Hmm - and now we find out the wall had nothing to do with the loss of water.  Yeah it wasn't hard to conclude if that is what you wanted to conclude.  Wonder if Dahl will come out and correct himself?


"Still, Dahl said, "(I)t is hard not to conclude that the use of heavy machinery to construct Trump's unneeded border wall almost adjacent to the pond has something to do with the leak that caused this. I personally saw bulldozers and other earth-moving equipment scrap a swath of desert and riparian vegetation way too close to the pond."

 

Kevin Dahl was right.  EC, can't you read?


Mike, apparently you didn't read Kurt's latest article on Quintobaquito.  The loss of water was due to a deteriorating liner in the artificial pond.  It nothing to do with construction that occurred elsewhere.


Nothing in the article on the liner replacement excluded the earthmoving equipment of having an impact. One comment here says "elsewhere" and one says "almost adjacent to"... seems the difference should be clearly determined.
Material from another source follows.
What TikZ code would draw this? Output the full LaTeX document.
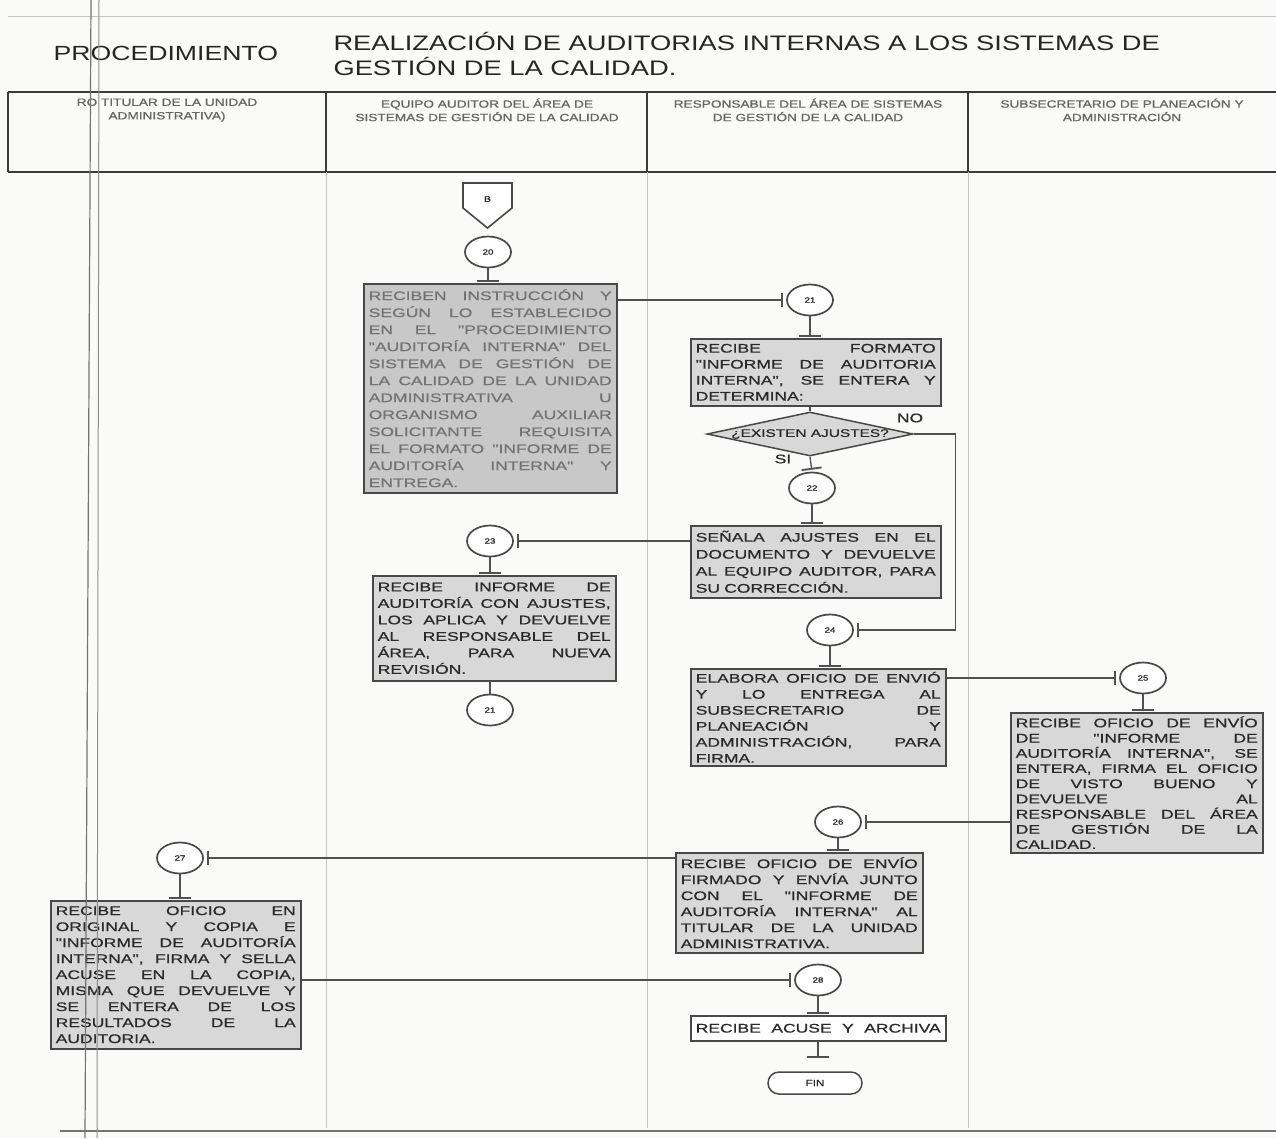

Rick, I know you like to disagree with me no matter what I say but the article is quite clear.  It speaks of deterioration of the liner of the pond.  Not damage but deterioration.  Deterioration occurs over time, i.e like the decades that liner was in place.  Whether "elsewhere" or "almost adjacent to" it is not "in".  To damage the liner you would have to be "in" the pond.  There is nothing in either article that suggests the equipment was in the pond.